• **The task**
Copy each line of the records that contains the word "chart".

• **Task data**
↓

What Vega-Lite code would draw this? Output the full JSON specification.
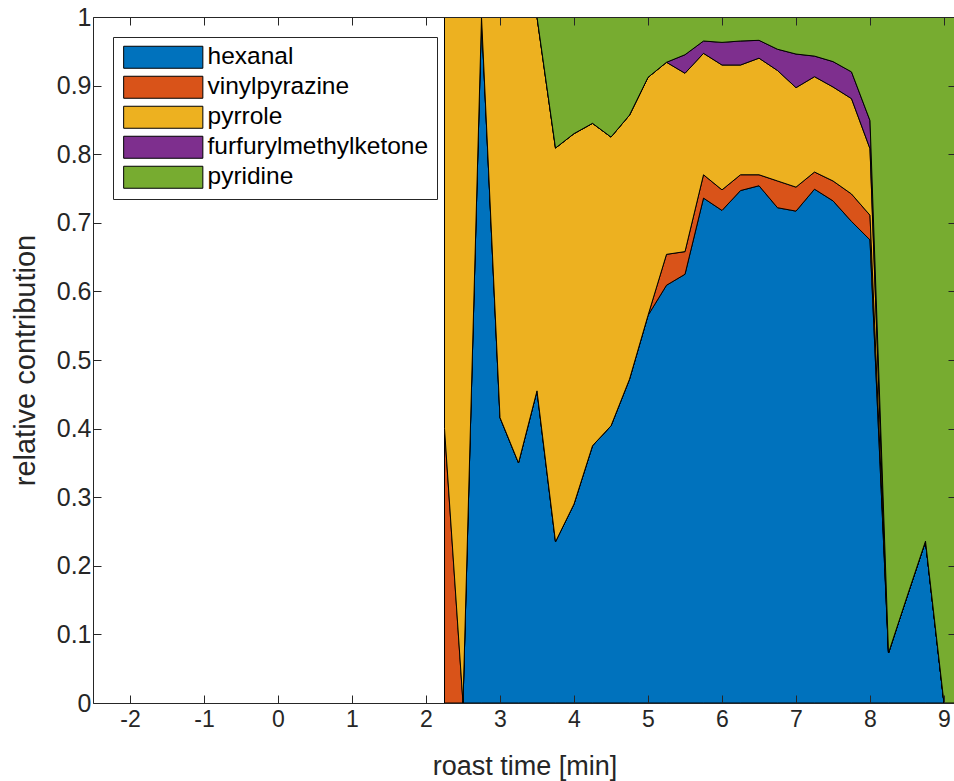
{
  "$schema": "https://vega.github.io/schema/vega-lite/v6.json",
  "autosize": {"type": "none"},
  "width": 863,
  "height": 686,
  "padding": {"left": 93, "top": 17, "right": 0, "bottom": 78},
  "background": "white",
  "config": {
    "view": {"stroke": null},
    "font": "Liberation Sans",
    "axis": {"labelFont": "Liberation Sans", "titleFont": "Liberation Sans", "titleFontWeight": "normal"},
    "legend": {"labelFont": "Liberation Sans"}
  },
  "datasets": {
    "series": [
      {"compound": "hexanal", "rank": 1},
      {"compound": "vinylpyrazine", "rank": 2},
      {"compound": "pyrrole", "rank": 3},
      {"compound": "furfurylmethylketone", "rank": 4},
      {"compound": "pyridine", "rank": 5}
    ]
  },
  "data": {
    "values": [
      {"t": 2.25, "hexanal": 0, "vinylpyrazine": 0.40, "pyrrole": 0.60, "furfurylmethylketone": 0, "pyridine": 0},
      {"t": 2.5, "hexanal": 0, "vinylpyrazine": 0, "pyrrole": 1.0, "furfurylmethylketone": 0, "pyridine": 0},
      {"t": 2.75, "hexanal": 1.0, "vinylpyrazine": 0, "pyrrole": 0, "furfurylmethylketone": 0, "pyridine": 0},
      {"t": 3.0, "hexanal": 0.416, "vinylpyrazine": 0, "pyrrole": 0.584, "furfurylmethylketone": 0, "pyridine": 0},
      {"t": 3.25, "hexanal": 0.350, "vinylpyrazine": 0, "pyrrole": 0.650, "furfurylmethylketone": 0, "pyridine": 0},
      {"t": 3.5, "hexanal": 0.455, "vinylpyrazine": 0, "pyrrole": 0.545, "furfurylmethylketone": 0, "pyridine": 0},
      {"t": 3.75, "hexanal": 0.235, "vinylpyrazine": 0, "pyrrole": 0.574, "furfurylmethylketone": 0, "pyridine": 0.191},
      {"t": 4.0, "hexanal": 0.290, "vinylpyrazine": 0, "pyrrole": 0.540, "furfurylmethylketone": 0, "pyridine": 0.170},
      {"t": 4.25, "hexanal": 0.375, "vinylpyrazine": 0, "pyrrole": 0.470, "furfurylmethylketone": 0, "pyridine": 0.155},
      {"t": 4.5, "hexanal": 0.404, "vinylpyrazine": 0, "pyrrole": 0.421, "furfurylmethylketone": 0, "pyridine": 0.175},
      {"t": 4.75, "hexanal": 0.472, "vinylpyrazine": 0, "pyrrole": 0.385, "furfurylmethylketone": 0, "pyridine": 0.143},
      {"t": 5.0, "hexanal": 0.565, "vinylpyrazine": 0, "pyrrole": 0.347, "furfurylmethylketone": 0, "pyridine": 0.088},
      {"t": 5.25, "hexanal": 0.609, "vinylpyrazine": 0.045, "pyrrole": 0.280, "furfurylmethylketone": 0, "pyridine": 0.066},
      {"t": 5.5, "hexanal": 0.625, "vinylpyrazine": 0.033, "pyrrole": 0.260, "furfurylmethylketone": 0.027, "pyridine": 0.055},
      {"t": 5.75, "hexanal": 0.736, "vinylpyrazine": 0.034, "pyrrole": 0.177, "furfurylmethylketone": 0.018, "pyridine": 0.035},
      {"t": 6.0, "hexanal": 0.718, "vinylpyrazine": 0.030, "pyrrole": 0.182, "furfurylmethylketone": 0.033, "pyridine": 0.037},
      {"t": 6.25, "hexanal": 0.747, "vinylpyrazine": 0.023, "pyrrole": 0.160, "furfurylmethylketone": 0.035, "pyridine": 0.035},
      {"t": 6.5, "hexanal": 0.754, "vinylpyrazine": 0.016, "pyrrole": 0.170, "furfurylmethylketone": 0.026, "pyridine": 0.034},
      {"t": 6.75, "hexanal": 0.722, "vinylpyrazine": 0.039, "pyrrole": 0.161, "furfurylmethylketone": 0.031, "pyridine": 0.047},
      {"t": 7.0, "hexanal": 0.717, "vinylpyrazine": 0.035, "pyrrole": 0.145, "furfurylmethylketone": 0.049, "pyridine": 0.054},
      {"t": 7.25, "hexanal": 0.749, "vinylpyrazine": 0.025, "pyrrole": 0.139, "furfurylmethylketone": 0.030, "pyridine": 0.057},
      {"t": 7.5, "hexanal": 0.732, "vinylpyrazine": 0.029, "pyrrole": 0.137, "furfurylmethylketone": 0.037, "pyridine": 0.065},
      {"t": 7.75, "hexanal": 0.702, "vinylpyrazine": 0.040, "pyrrole": 0.139, "furfurylmethylketone": 0.039, "pyridine": 0.080},
      {"t": 8.0, "hexanal": 0.675, "vinylpyrazine": 0.036, "pyrrole": 0.097, "furfurylmethylketone": 0.041, "pyridine": 0.151},
      {"t": 8.25, "hexanal": 0.073, "vinylpyrazine": 0, "pyrrole": 0, "furfurylmethylketone": 0, "pyridine": 0.927},
      {"t": 8.5, "hexanal": 0.155, "vinylpyrazine": 0, "pyrrole": 0, "furfurylmethylketone": 0, "pyridine": 0.845},
      {"t": 8.75, "hexanal": 0.236, "vinylpyrazine": 0, "pyrrole": 0, "furfurylmethylketone": 0, "pyridine": 0.764},
      {"t": 9.0, "hexanal": 0, "vinylpyrazine": 0, "pyrrole": 0, "furfurylmethylketone": 0, "pyridine": 1.0},
      {"t": 9.25, "hexanal": 0, "vinylpyrazine": 0, "pyrrole": 0, "furfurylmethylketone": 0, "pyridine": 1.0}
    ]
  },
  "transform": [
    {"fold": ["hexanal", "vinylpyrazine", "pyrrole", "furfurylmethylketone", "pyridine"], "as": ["compound", "contribution"]},
    {"lookup": "compound", "from": {"data": {"name": "series"}, "key": "compound", "fields": ["rank"]}}
  ],
  "layer": [
    {
      "mark": {"type": "area", "stroke": "black", "strokeWidth": 1, "opacity": 1, "clip": true, "interpolate": "linear"},
      "encoding": {
        "x": {
          "field": "t", "type": "quantitative",
          "scale": {"domain": [-2.5, 9.162], "nice": false, "zero": false},
          "axis": {
            "orient": "bottom", "values": [-2, -1, 0, 1, 2, 3, 4, 5, 6, 7, 8, 9],
            "labelExpr": "'' + datum.value",
            "title": "roast time [min]", "titleFontSize": 27, "titleColor": "#262626", "titlePadding": 22,
            "labelFontSize": 23, "labelColor": "#262626", "labelPadding": 13,
            "tickSize": -8, "tickColor": "#262626", "domainColor": "#262626", "grid": false, "zindex": 1
          }
        },
        "y": {
          "field": "contribution", "type": "quantitative", "stack": "zero",
          "scale": {"domain": [0, 1], "nice": false},
          "axis": {
            "orient": "left", "values": [0, 0.1, 0.2, 0.3, 0.4, 0.5, 0.6, 0.7, 0.8, 0.9, 1],
            "format": "~g",
            "title": "relative contribution", "titleFontSize": 29, "titleColor": "#262626", "titlePadding": 16,
            "labelFontSize": 25, "labelColor": "#262626", "labelPadding": 10,
            "tickSize": -8, "tickColor": "#262626", "domainColor": "#262626", "grid": false, "zindex": 1
          }
        },
        "color": {
          "field": "compound", "type": "nominal",
          "sort": ["hexanal", "vinylpyrazine", "pyrrole", "furfurylmethylketone", "pyridine"],
          "scale": {
            "domain": ["hexanal", "vinylpyrazine", "pyrrole", "furfurylmethylketone", "pyridine"],
            "range": ["#0072BD", "#D95319", "#EDB120", "#7E2F8E", "#77AC30"]
          },
          "legend": {
            "orient": "none", "legendX": 20, "legendY": 20,
            "title": null,
            "fillColor": "white", "strokeColor": "#262626", "padding": 8,
            "symbolType": "M-3.6,-1H3.6V1H-3.6Z", "symbolSize": 484,
            "symbolStrokeColor": "black", "symbolStrokeWidth": 1, "symbolOpacity": 1,
            "symbolOffset": 30, "labelOffset": 32, "labelLimit": 400,
            "labelFontSize": 24.5, "labelColor": "#000000", "rowPadding": 3
          }
        },
        "order": {"field": "rank", "type": "quantitative", "sort": "ascending"}
      }
    },
    {
      "mark": {"type": "point", "opacity": 0},
      "encoding": {
        "x": {
          "field": "t", "type": "quantitative",
          "axis": {
            "orient": "top", "values": [-2, -1, 0, 1, 2, 3, 4, 5, 6, 7, 8, 9],
            "labels": false, "title": null,
            "tickSize": -8, "tickColor": "#262626", "domainColor": "#262626", "grid": false, "zindex": 1
          }
        },
        "y": {
          "field": "contribution", "type": "quantitative",
          "axis": {
            "orient": "right", "values": [0, 0.1, 0.2, 0.3, 0.4, 0.5, 0.6, 0.7, 0.8, 0.9, 1],
            "labels": false, "title": null,
            "tickSize": -8, "tickColor": "#262626", "domainColor": "#262626", "grid": false, "zindex": 1
          }
        }
      }
    }
  ],
  "resolve": {"axis": {"x": "independent", "y": "independent"}}
}
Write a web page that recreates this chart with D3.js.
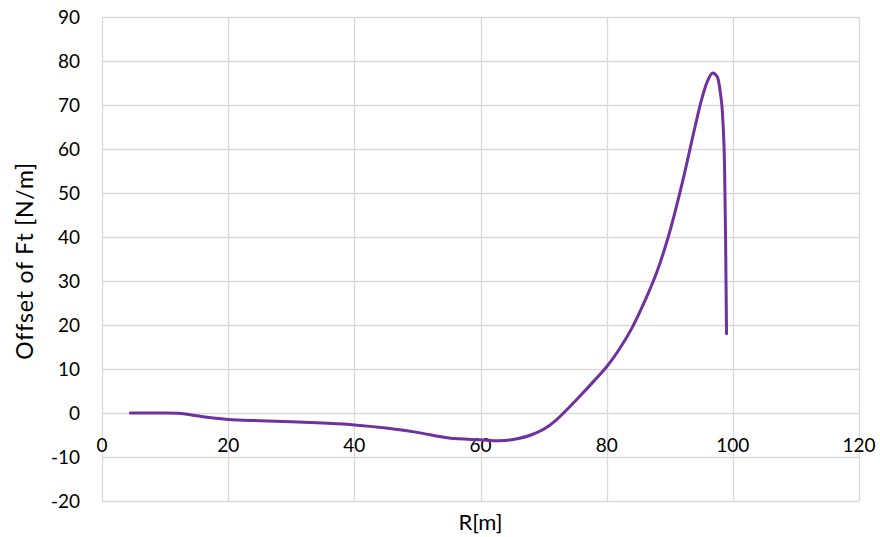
<!DOCTYPE html>
<html>
<head>
<meta charset="utf-8">
<script src="https://cdn.jsdelivr.net/npm/d3@7"></script>
<style>
    body { margin: 0; background: #fff; }
    text { font-family: Lato, "Open Sans", sans-serif; fill: #000; }
</style>
</head>
<body>
<svg id="chart" width="880" height="537"></svg>
<script>
// Values
var radius = [4.5, 8, 10, 12, 14, 16, 18, 20, 25, 30, 35, 40, 45, 50, 55, 60, 63, 66, 68, 70, 72, 74, 76, 78, 80, 82, 84, 86, 88, 90, 92, 94, 95, 96, 96.8, 97.5, 98, 98.4, 98.7, 98.85, 99];
var offsetFt = [0, 0, 0, -0.05, -0.4, -0.85, -1.2, -1.45, -1.75, -2.0, -2.3, -2.7, -3.4, -4.4, -5.7, -6.1, -6.3, -5.8, -5.0, -3.7, -1.6, 1.2, 4.2, 7.3, 10.5, 14.5, 19.3, 25.3, 32.2, 41.2, 52.4, 65, 71, 75.5, 77.3, 76.5, 73, 67, 55, 40, 18];
var xTicks = [0, 20, 40, 60, 80, 100, 120];
var yTicks = [-20, -10, 0, 10, 20, 30, 40, 50, 60, 70, 80, 90];

var svg = d3.select("#chart");
var margin = {left: 102, right: 21, top: 17, bottom: 36};
var width = 880 - margin.left - margin.right,
    height = 537 - margin.top - margin.bottom;

var x = d3.scaleLinear().domain([0, 120]).range([0, width]);
var y = d3.scaleLinear().domain([-20, 90]).range([height, 0]);

var g = svg.append("g").attr("transform", "translate(" + margin.left + "," + margin.top + ")");

// Grid lines
g.selectAll(".hgrid").data(yTicks).enter().append("line")
    .attr("x1", 0).attr("x2", width)
    .attr("y1", function(d) { return Math.round(y(d)) + 0.5; })
    .attr("y2", function(d) { return Math.round(y(d)) + 0.5; })
    .attr("stroke", "#d9d9d9").attr("stroke-width", 1.3);

g.selectAll(".vgrid").data(xTicks).enter().append("line")
    .attr("y1", 0).attr("y2", height)
    .attr("x1", function(d) { return Math.round(x(d)) + 0.5; })
    .attr("x2", function(d) { return Math.round(x(d)) + 0.5; })
    .attr("stroke", "#d9d9d9").attr("stroke-width", 1.3);

// Y tick labels
g.selectAll(".ylab").data(yTicks).enter().append("text")
    .attr("x", -22)
    .attr("y", function(d) { return y(d); })
    .attr("dy", "0.35em")
    .attr("text-anchor", "end")
    .style("font-size", "19px")
    .text(function(d) { return d; });

// X tick labels sit under the zero line
g.selectAll(".xlab").data(xTicks).enter().append("text")
    .attr("x", function(d) { return x(d); })
    .attr("y", y(0) + 39)
    .attr("text-anchor", "middle")
    .style("font-size", "19px")
    .text(function(d) { return d; });

// The curve
var line = d3.line()
    .x(function(d) { return x(d[0]); })
    .y(function(d) { return y(d[1]); })
    .curve(d3.curveMonotoneX);

g.append("path")
    .datum(d3.zip(radius, offsetFt))
    .attr("d", line)
    .attr("fill", "none")
    .attr("stroke", "#7030a0")
    .attr("stroke-width", 3)
    .attr("stroke-linejoin", "round")
    .attr("stroke-linecap", "round");

// Axis titles
svg.append("text")
    .attr("transform", "translate(33," + (margin.top + height / 2 + 2) + ") rotate(-90)")
    .attr("text-anchor", "middle")
    .style("font-size", "23px")
    .style("letter-spacing", "0.8px")
    .text("Offset of Ft [N/m]");

svg.append("text")
    .attr("x", margin.left + width / 2)
    .attr("y", 530)
    .attr("text-anchor", "middle")
    .style("font-size", "22px")
    .text("R[m]");
</script>
</body>
</html>
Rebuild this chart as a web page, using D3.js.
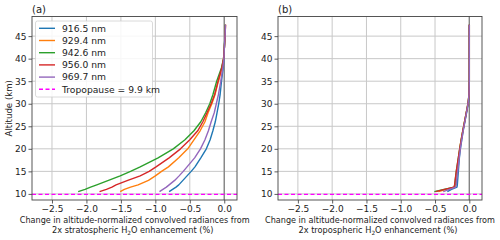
<!DOCTYPE html>
<html><head><meta charset="utf-8">
<script src="https://cdn.jsdelivr.net/npm/d3@7"></script>
<style>body{margin:0;background:#fff} text{font-family:"DejaVu Sans",sans-serif;fill:#222}</style>
</head><body><svg id="c" width="500" height="240"></svg>
<script>
// ---- data ----
const altitudes = [10.5, 11, 11.5, 12, 13, 14, 15, 16, 18, 20, 22, 24, 26, 28, 30, 32, 35, 38, 40, 42, 45, 47.5];
const wavelengths = ["916.5 nm", "929.4 nm", "942.6 nm", "956.0 nm", "969.7 nm"];
const tropopauseKm = 9.9;
const tropopauseLabel = "Tropopause = 9.9 km";
// (a) stratospheric enhancement
const strat916 = [-0.80, -0.75, -0.70, -0.66, -0.60, -0.54, -0.48, -0.425, -0.34, -0.26, -0.205, -0.165, -0.13, -0.105, -0.08, -0.06, -0.04, -0.015, -0.005, 0.0, 0.01, 0.015];
const strat929 = [-1.51, -1.45, -1.36, -1.25, -1.10, -1.00, -0.91, -0.81, -0.66, -0.53, -0.44, -0.35, -0.28, -0.235, -0.18, -0.135, -0.085, -0.03, -0.01, 0.0, 0.012, 0.018];
const strat942 = [-2.12, -2.02, -1.94, -1.85, -1.68, -1.51, -1.36, -1.22, -0.96, -0.74, -0.57, -0.44, -0.34, -0.27, -0.21, -0.165, -0.11, -0.04, -0.01, 0.0, 0.01, 0.015];
const strat956 = [-1.81, -1.71, -1.63, -1.57, -1.40, -1.22, -1.09, -0.99, -0.80, -0.635, -0.50, -0.385, -0.31, -0.25, -0.19, -0.14, -0.09, -0.035, -0.01, 0.0, 0.012, 0.018];
const strat969 = [-0.94, -0.89, -0.84, -0.80, -0.72, -0.655, -0.595, -0.54, -0.43, -0.345, -0.28, -0.23, -0.19, -0.145, -0.115, -0.085, -0.05, -0.02, -0.005, 0.0, 0.012, 0.018];
// (b) tropospheric enhancement
const trop916 = [-0.32, -0.26, -0.18, -0.175, -0.17, -0.165, -0.16, -0.155, -0.145, -0.13, -0.11, -0.09, -0.065, -0.04, -0.015, -0.003, 0, 0, 0, 0, 0, 0];
const trop929 = [-0.45, -0.33, -0.21, -0.20, -0.195, -0.19, -0.18, -0.17, -0.155, -0.14, -0.12, -0.095, -0.07, -0.045, -0.02, -0.005, 0, 0, 0, 0, 0, 0];
const trop942 = [-0.51, -0.37, -0.22, -0.21, -0.205, -0.198, -0.19, -0.18, -0.16, -0.14, -0.118, -0.095, -0.07, -0.045, -0.02, -0.005, 0, 0, 0, 0, 0, 0];
const trop956 = [-0.49, -0.36, -0.225, -0.215, -0.207, -0.198, -0.19, -0.18, -0.16, -0.14, -0.118, -0.095, -0.07, -0.044, -0.019, -0.004, 0, 0, 0, 0, 0, 0];
const trop969 = [-0.38, -0.29, -0.20, -0.19, -0.185, -0.178, -0.17, -0.162, -0.148, -0.132, -0.112, -0.09, -0.066, -0.042, -0.018, -0.004, 0, 0, 0, 0, 0, 0];
const xTicks = [-2.5, -2.0, -1.5, -1.0, -0.5, 0.0];
const yTicks = [10, 15, 20, 25, 30, 35, 40, 45];
const xDomain = [-2.79, 0.185];
const yDomain = [8.65, 49.35];

const colors = ["#1f77b4", "#ff7f0e", "#2ca02c", "#d62728", "#9467bd"];
const svg = d3.select("#c");
svg.append("rect").attr("width", 500).attr("height", 240).attr("fill", "#fff");

function panel(x0, x1, series, tag, kind, showYLabel, showLegend, labelCx) {
  const top = 16.5, bottom = 200;
  const x = d3.scaleLinear().domain(xDomain).range([x0, x1]);
  const y = d3.scaleLinear().domain(yDomain).range([bottom, top]);
  const g = svg.append("g");
  // grid
  g.selectAll(".gx").data(xTicks).enter().append("line")
    .attr("x1", d => x(d)).attr("x2", d => x(d)).attr("y1", top).attr("y2", bottom)
    .attr("stroke", "#c8c8c8").attr("stroke-width", 1);
  g.selectAll(".gy").data(yTicks).enter().append("line")
    .attr("y1", d => y(d)).attr("y2", d => y(d)).attr("x1", x0).attr("x2", x1)
    .attr("stroke", "#c8c8c8").attr("stroke-width", 1);
  // axvline at 0
  g.append("line").attr("x1", x(0)).attr("x2", x(0)).attr("y1", top).attr("y2", bottom)
    .attr("stroke", "#808080").attr("stroke-width", 1.3);
  // tropopause
  g.append("line").attr("x1", x0).attr("x2", x1).attr("y1", y(tropopauseKm)).attr("y2", y(tropopauseKm))
    .attr("stroke", "#ff00ff").attr("stroke-width", 1.2).attr("stroke-dasharray", "4,2.5");
  // curves
  const line = d3.line().x(d => x(d[0])).y(d => y(d[1]));
  series.forEach((s, i) => {
    g.append("path").datum(s.map((v, k) => [v, altitudes[k]]))
      .attr("d", line).attr("fill", "none").attr("stroke", colors[i]).attr("stroke-width", 1.4)
      .attr("stroke-linejoin", "round");
  });
  // axes
  const fmt = d3.format(".1f");
  const ax = g.append("g").attr("transform", `translate(0,${bottom})`)
    .call(d3.axisBottom(x).tickValues(xTicks).tickFormat(fmt).tickSize(3.5).tickPadding(2));
  const ay = g.append("g").attr("transform", `translate(${x0},0)`)
    .call(d3.axisLeft(y).tickValues(yTicks).tickSize(3.5).tickPadding(2));
  [ax, ay].forEach(a => {
    a.select(".domain").remove();
    a.selectAll("line").attr("stroke", "#333").attr("stroke-width", 0.8);
    a.selectAll("text").attr("font-size", "9px").attr("fill", "#222").style("font-family", "DejaVu Sans");
  });
  // frame
  g.append("rect").attr("x", x0).attr("y", top).attr("width", x1 - x0).attr("height", bottom - top)
    .attr("fill", "none").attr("stroke", "#444").attr("stroke-width", 0.9);
  // tag
  g.append("text").attr("x", x0).attr("y", 13).attr("font-size", "10px").text(tag);
  // x label
  g.append("text").attr("x", labelCx).attr("y", 223.3).attr("text-anchor", "middle").attr("font-size", "8.1px")
    .text("Change in altitude-normalized convolved radiances from");
  const t2 = g.append("text").attr("x", labelCx - 2).attr("y", 233).attr("text-anchor", "middle").attr("font-size", "8.2px");
  t2.append("tspan").text(`2x ${kind} H`);
  t2.append("tspan").attr("font-size", "5.8px").attr("dy", 2).text("2");
  t2.append("tspan").attr("dy", -2).text("O enhancement (%)");
  if (showYLabel) {
    g.append("text").attr("transform", `translate(12,${(top + bottom) / 2}) rotate(-90)`)
      .attr("text-anchor", "middle").attr("font-size", "8.6px").text("Altitude (km)");
  }
  if (showLegend) {
    const lg = g.append("g");
    lg.append("rect").attr("x", 35.5).attr("y", 21).attr("width", 117).attr("height", 76).attr("rx", 2)
      .attr("fill", "#fff").attr("fill-opacity", 0.85).attr("stroke", "#d0d0d0").attr("stroke-width", 0.8);
    const entries = wavelengths.map((w, i) => ({label: w, color: colors[i], dash: null}))
      .concat([{label: tropopauseLabel, color: "#ff00ff", dash: "4,2.5"}]);
    entries.forEach((e, i) => {
      const yy = 28.3 + i * 12.2;
      lg.append("line").attr("x1", 39).attr("x2", 55).attr("y1", yy).attr("y2", yy)
        .attr("stroke", e.color).attr("stroke-width", 1.4).attr("stroke-dasharray", e.dash);
      lg.append("text").attr("x", 62).attr("y", yy + 3.3).attr("font-size", "9.2px").text(e.label);
    });
  }
}

panel(32, 237, [strat916, strat929, strat942, strat956, strat969], "(a)", "stratospheric", true, true, 134.7);
panel(278, 482, [trop916, trop929, trop942, trop956, trop969], "(b)", "tropospheric", false, false, 380);
</script></body></html>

↑

• **Exercise answer**
Write a web page that recreates this chart with D3.js.
<svg id="chart" width="880" height="537"></svg>
var svg = d3.select("#chart");
Rebuild this chart as a web page, using D3.js.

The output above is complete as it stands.